The other two axis we often can move our System Metaphor on are Scale-Up and Parallelize (Scale Out):

Usually we don’t need to move the whole software to the left. Caches are affordable solution to put frequently used data into RAM while still benefiting from cheap and persistent HDDs. In a microservice architecture, different services can get different hardware.

The scale-out / parallelization goes withing one server as well as across several servers:

Experience is the king

Brooks observed that architecture of big software systems replicates the organizational structure. Not only that: a successful software also replicates the past experiences of the team members.

Nothing is as expensive as lessons learned in operating some software in production. When we choose our System Metaphor, often we must decide about competing technologies A and B. If we have team members having years of experience operating B, the technology A has to have some exceptional, remarkable advantages over B to be evaluated. Also, when people have 5 years of B and 2 years of C, we should tend to B. See also the idea of innovation tokens.
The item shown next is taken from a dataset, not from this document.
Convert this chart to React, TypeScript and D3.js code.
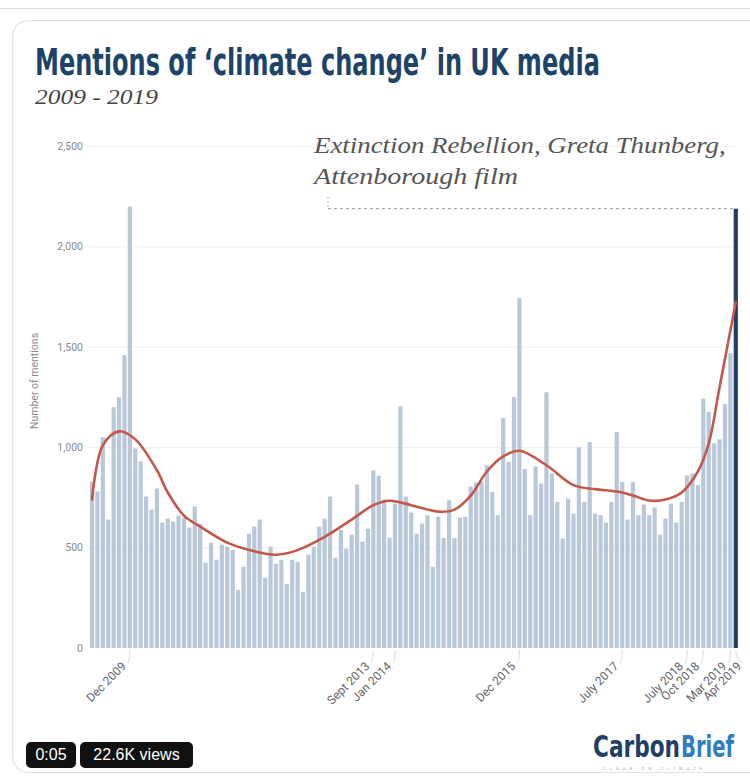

The most essential part of the job as software architect is to have broad knowledge of all possible technologies and “notches” we can use when shifting our metaphor. At best they need to be experienced in operating some of the technologies in a hard software, in production, and have cursory knowledge of the most other “notches”.

Summary

Hard software is not ready and cannot be ready before it goes to production.
We cannot develop hard software just like any other software.
We don’t know what technology we’ll end up using before we finish developing hard software.
Hard software needs a team that can freely navigate from the deepest depths of memory allocation, assembler and kernel space code over business logic, database indexes up to the top of JavaScript and CSS, and in the width from optimizing software on one core by choosing appropriate data structures to running software on 100 cores by using Kubertetes.
Hard software is expensive to develop, and therefore it creates an UVP that is hard to copycat.